* START Data shown *
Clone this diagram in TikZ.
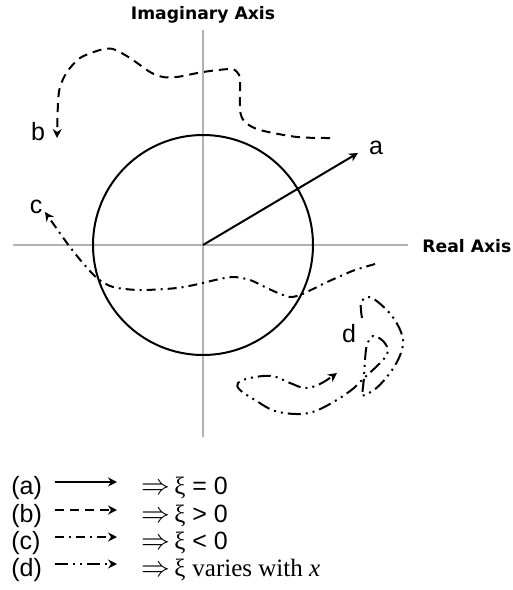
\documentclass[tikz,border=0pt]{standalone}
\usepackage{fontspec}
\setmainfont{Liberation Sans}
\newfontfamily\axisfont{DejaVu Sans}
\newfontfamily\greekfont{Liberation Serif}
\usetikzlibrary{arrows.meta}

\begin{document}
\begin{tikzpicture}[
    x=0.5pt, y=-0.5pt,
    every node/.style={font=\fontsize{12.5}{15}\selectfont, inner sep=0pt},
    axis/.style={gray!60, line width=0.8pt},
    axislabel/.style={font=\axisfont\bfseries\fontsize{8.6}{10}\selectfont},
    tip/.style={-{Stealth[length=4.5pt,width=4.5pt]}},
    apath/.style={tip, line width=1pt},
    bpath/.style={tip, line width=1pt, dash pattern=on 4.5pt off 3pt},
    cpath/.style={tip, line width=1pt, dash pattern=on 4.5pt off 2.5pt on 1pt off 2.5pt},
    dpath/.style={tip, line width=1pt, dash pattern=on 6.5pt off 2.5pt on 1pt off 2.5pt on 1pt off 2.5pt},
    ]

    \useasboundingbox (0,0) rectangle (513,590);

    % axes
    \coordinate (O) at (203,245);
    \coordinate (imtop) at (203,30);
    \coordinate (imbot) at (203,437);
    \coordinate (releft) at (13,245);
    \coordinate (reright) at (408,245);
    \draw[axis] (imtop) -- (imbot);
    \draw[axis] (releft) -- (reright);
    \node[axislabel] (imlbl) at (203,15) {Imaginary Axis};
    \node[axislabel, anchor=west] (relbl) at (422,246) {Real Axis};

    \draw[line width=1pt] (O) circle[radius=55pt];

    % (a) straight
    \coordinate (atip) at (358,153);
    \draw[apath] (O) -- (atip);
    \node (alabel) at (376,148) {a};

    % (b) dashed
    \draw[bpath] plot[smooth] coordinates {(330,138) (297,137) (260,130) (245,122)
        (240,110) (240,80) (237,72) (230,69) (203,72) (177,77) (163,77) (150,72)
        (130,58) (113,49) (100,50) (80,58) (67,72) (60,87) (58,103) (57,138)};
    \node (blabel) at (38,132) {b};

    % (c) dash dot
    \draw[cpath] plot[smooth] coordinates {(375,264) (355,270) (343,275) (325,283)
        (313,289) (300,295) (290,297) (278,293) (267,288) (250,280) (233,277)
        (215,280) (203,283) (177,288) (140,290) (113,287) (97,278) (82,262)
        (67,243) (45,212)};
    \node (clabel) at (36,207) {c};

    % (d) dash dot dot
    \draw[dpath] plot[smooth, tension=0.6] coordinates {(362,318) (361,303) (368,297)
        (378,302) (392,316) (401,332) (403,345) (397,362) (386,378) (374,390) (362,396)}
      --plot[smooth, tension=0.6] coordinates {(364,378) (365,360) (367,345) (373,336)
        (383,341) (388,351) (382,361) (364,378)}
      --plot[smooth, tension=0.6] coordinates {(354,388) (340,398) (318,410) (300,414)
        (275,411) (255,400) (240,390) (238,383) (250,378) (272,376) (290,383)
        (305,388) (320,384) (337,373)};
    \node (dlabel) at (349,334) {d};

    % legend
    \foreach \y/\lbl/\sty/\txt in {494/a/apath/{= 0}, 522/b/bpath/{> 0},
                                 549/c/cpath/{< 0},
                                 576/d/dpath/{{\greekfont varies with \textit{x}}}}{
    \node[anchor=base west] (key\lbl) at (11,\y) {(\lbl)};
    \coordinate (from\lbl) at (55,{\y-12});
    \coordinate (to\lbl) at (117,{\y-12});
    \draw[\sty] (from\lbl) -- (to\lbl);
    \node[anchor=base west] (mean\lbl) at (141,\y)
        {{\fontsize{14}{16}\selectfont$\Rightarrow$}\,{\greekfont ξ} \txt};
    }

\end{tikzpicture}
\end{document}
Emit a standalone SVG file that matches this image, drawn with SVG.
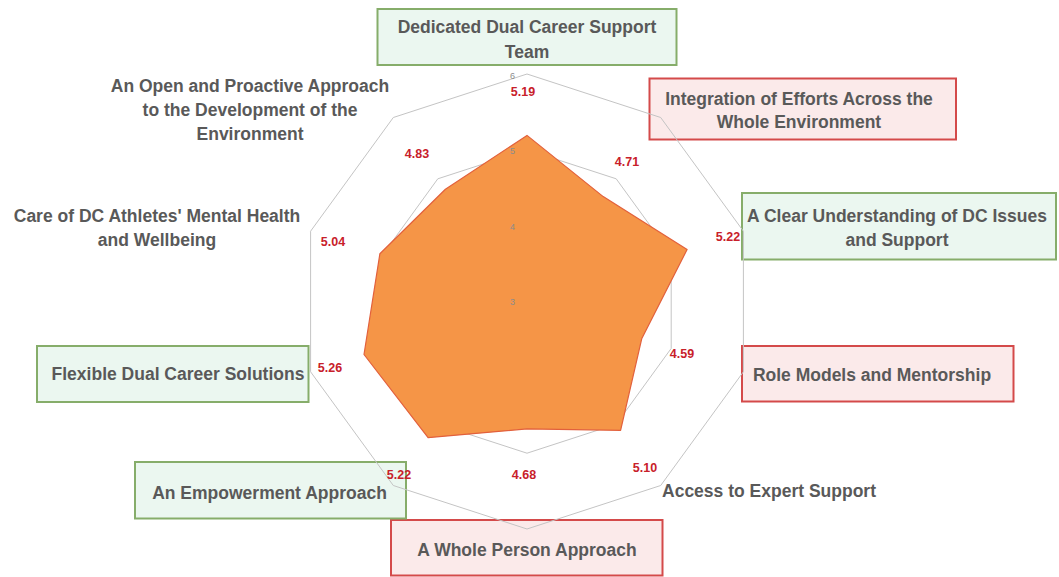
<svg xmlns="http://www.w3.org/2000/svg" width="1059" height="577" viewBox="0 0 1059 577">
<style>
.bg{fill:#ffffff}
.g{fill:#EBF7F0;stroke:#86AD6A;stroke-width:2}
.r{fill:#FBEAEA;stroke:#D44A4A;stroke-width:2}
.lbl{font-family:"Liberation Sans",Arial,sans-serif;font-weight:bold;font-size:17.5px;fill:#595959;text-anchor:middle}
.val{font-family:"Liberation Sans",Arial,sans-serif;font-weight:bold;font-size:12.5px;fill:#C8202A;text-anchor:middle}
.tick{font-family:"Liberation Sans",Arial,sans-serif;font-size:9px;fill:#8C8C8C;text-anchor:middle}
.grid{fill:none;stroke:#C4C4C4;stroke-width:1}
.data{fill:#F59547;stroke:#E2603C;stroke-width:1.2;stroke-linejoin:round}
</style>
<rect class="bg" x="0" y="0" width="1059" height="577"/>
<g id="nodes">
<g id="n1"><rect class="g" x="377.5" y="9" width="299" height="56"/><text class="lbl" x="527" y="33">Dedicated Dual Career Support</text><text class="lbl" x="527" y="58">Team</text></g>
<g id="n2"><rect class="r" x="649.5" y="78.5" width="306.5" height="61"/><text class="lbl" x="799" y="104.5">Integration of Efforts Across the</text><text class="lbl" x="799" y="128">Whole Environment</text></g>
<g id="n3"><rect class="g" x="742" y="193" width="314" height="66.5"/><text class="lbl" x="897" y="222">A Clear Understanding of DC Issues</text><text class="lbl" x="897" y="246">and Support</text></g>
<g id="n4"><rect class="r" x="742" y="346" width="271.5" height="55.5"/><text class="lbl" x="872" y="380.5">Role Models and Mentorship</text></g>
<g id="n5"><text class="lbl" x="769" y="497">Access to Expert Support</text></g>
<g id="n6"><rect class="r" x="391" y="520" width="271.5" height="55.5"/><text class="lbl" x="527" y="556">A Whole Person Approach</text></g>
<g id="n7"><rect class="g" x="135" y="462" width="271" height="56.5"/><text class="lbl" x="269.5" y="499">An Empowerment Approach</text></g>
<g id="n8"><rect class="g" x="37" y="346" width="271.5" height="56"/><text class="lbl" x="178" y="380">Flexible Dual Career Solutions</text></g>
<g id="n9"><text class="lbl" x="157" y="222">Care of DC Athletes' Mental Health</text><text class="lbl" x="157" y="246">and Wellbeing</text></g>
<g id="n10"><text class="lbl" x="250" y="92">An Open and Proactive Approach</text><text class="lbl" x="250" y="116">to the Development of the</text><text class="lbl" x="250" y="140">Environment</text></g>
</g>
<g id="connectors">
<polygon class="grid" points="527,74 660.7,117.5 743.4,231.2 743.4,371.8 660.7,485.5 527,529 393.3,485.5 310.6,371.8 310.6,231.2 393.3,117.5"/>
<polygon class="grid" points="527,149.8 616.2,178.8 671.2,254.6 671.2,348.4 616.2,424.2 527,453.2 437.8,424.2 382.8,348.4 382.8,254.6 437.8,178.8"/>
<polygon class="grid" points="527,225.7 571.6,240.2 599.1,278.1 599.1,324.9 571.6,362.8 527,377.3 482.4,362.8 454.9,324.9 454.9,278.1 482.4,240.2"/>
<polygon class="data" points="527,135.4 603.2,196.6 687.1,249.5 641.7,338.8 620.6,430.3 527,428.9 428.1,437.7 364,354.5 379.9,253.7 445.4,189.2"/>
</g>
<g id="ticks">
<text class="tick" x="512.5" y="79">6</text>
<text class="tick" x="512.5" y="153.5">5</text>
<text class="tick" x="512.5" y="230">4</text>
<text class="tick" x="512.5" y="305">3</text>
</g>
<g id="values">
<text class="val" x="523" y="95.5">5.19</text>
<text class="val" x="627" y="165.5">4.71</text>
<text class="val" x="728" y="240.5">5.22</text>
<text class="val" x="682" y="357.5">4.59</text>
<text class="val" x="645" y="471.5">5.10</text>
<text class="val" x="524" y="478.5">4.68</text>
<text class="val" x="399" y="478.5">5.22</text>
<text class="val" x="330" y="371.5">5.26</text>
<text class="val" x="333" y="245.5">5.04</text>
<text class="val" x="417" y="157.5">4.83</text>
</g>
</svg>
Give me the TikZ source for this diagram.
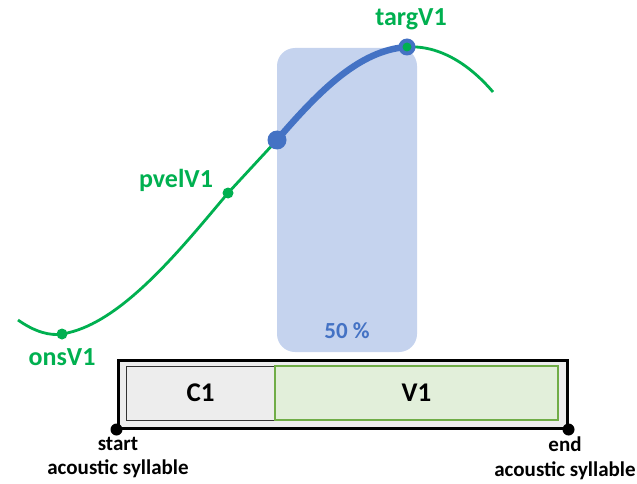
* END Data shown *
#### [Task to carry out]
Above are the entries; count how many of their lines contain the word "with" and give only that number.

#### [Finished task]
2